-- BEGIN --
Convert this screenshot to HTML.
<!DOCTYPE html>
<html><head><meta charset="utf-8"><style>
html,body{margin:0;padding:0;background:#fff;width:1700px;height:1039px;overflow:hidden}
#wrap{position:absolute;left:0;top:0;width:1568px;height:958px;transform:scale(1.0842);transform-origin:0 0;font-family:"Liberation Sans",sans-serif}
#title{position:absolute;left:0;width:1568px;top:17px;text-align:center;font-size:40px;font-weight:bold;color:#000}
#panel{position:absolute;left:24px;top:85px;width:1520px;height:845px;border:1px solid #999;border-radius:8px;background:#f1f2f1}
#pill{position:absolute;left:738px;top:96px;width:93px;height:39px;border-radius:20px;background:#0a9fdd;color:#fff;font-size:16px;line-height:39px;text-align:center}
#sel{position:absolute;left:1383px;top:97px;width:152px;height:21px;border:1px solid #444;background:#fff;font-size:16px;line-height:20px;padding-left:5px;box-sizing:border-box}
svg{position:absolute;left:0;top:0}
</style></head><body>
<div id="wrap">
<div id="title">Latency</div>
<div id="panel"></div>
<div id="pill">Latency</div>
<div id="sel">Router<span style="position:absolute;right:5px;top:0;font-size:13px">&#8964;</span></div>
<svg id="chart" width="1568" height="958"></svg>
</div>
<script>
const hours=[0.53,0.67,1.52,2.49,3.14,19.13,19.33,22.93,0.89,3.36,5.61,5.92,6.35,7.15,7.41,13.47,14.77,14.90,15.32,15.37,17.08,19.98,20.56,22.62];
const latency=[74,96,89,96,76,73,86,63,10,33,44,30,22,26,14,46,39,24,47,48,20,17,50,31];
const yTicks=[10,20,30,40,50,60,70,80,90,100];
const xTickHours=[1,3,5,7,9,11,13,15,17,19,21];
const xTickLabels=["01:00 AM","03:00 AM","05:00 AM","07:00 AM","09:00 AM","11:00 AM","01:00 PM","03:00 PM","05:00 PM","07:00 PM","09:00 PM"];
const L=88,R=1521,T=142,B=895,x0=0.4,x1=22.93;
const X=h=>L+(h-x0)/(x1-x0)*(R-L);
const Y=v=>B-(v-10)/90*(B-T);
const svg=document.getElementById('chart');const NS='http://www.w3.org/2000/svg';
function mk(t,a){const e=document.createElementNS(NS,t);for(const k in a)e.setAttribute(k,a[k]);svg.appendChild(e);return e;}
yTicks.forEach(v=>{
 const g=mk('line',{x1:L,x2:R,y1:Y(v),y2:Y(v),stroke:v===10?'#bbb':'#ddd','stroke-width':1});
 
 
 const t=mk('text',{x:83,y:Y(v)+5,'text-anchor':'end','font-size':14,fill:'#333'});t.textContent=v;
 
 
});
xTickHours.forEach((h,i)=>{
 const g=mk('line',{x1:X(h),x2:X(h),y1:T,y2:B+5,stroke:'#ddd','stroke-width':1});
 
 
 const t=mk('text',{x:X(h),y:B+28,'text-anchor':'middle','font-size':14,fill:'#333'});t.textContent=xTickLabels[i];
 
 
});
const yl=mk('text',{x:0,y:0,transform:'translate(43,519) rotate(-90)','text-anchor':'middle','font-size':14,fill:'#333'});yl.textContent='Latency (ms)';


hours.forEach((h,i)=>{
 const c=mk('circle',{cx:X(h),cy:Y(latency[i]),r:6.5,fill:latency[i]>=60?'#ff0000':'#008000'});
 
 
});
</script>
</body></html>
-- END --
GIVEN INSTRUCTION>
Copy out the full material exactly as it appears.

FULL ANSWER>
Convert this screenshot to HTML.
<!DOCTYPE html>
<html><head><meta charset="utf-8"><style>
html,body{margin:0;padding:0;background:#fff;width:1700px;height:1039px;overflow:hidden}
#wrap{position:absolute;left:0;top:0;width:1568px;height:958px;transform:scale(1.0842);transform-origin:0 0;font-family:"Liberation Sans",sans-serif}
#title{position:absolute;left:0;width:1568px;top:17px;text-align:center;font-size:40px;font-weight:bold;color:#000}
#panel{position:absolute;left:24px;top:85px;width:1520px;height:845px;border:1px solid #999;border-radius:8px;background:#f1f2f1}
#pill{position:absolute;left:738px;top:96px;width:93px;height:39px;border-radius:20px;background:#0a9fdd;color:#fff;font-size:16px;line-height:39px;text-align:center}
#sel{position:absolute;left:1383px;top:97px;width:152px;height:21px;border:1px solid #444;background:#fff;font-size:16px;line-height:20px;padding-left:5px;box-sizing:border-box}
svg{position:absolute;left:0;top:0}
</style></head><body>
<div id="wrap">
<div id="title">Latency</div>
<div id="panel"></div>
<div id="pill">Latency</div>
<div id="sel">Router<span style="position:absolute;right:5px;top:0;font-size:13px">&#8964;</span></div>
<svg id="chart" width="1568" height="958"></svg>
</div>
<script>
const hours=[0.53,0.67,1.52,2.49,3.14,19.13,19.33,22.93,0.89,3.36,5.61,5.92,6.35,7.15,7.41,13.47,14.77,14.90,15.32,15.37,17.08,19.98,20.56,22.62];
const latency=[74,96,89,96,76,73,86,63,10,33,44,30,22,26,14,46,39,24,47,48,20,17,50,31];
const yTicks=[10,20,30,40,50,60,70,80,90,100];
const xTickHours=[1,3,5,7,9,11,13,15,17,19,21];
const xTickLabels=["01:00 AM","03:00 AM","05:00 AM","07:00 AM","09:00 AM","11:00 AM","01:00 PM","03:00 PM","05:00 PM","07:00 PM","09:00 PM"];
const L=88,R=1521,T=142,B=895,x0=0.4,x1=22.93;
const X=h=>L+(h-x0)/(x1-x0)*(R-L);
const Y=v=>B-(v-10)/90*(B-T);
const svg=document.getElementById('chart');const NS='http://www.w3.org/2000/svg';
function mk(t,a){const e=document.createElementNS(NS,t);for(const k in a)e.setAttribute(k,a[k]);svg.appendChild(e);return e;}
yTicks.forEach(v=>{
 const g=mk('line',{x1:L,x2:R,y1:Y(v),y2:Y(v),stroke:v===10?'#bbb':'#ddd','stroke-width':1});
 
 
 const t=mk('text',{x:83,y:Y(v)+5,'text-anchor':'end','font-size':14,fill:'#333'});t.textContent=v;
 
 
});
xTickHours.forEach((h,i)=>{
 const g=mk('line',{x1:X(h),x2:X(h),y1:T,y2:B+5,stroke:'#ddd','stroke-width':1});
 
 
 const t=mk('text',{x:X(h),y:B+28,'text-anchor':'middle','font-size':14,fill:'#333'});t.textContent=xTickLabels[i];
 
 
});
const yl=mk('text',{x:0,y:0,transform:'translate(43,519) rotate(-90)','text-anchor':'middle','font-size':14,fill:'#333'});yl.textContent='Latency (ms)';


hours.forEach((h,i)=>{
 const c=mk('circle',{cx:X(h),cy:Y(latency[i]),r:6.5,fill:latency[i]>=60?'#ff0000':'#008000'});
 
 
});
</script>
</body></html>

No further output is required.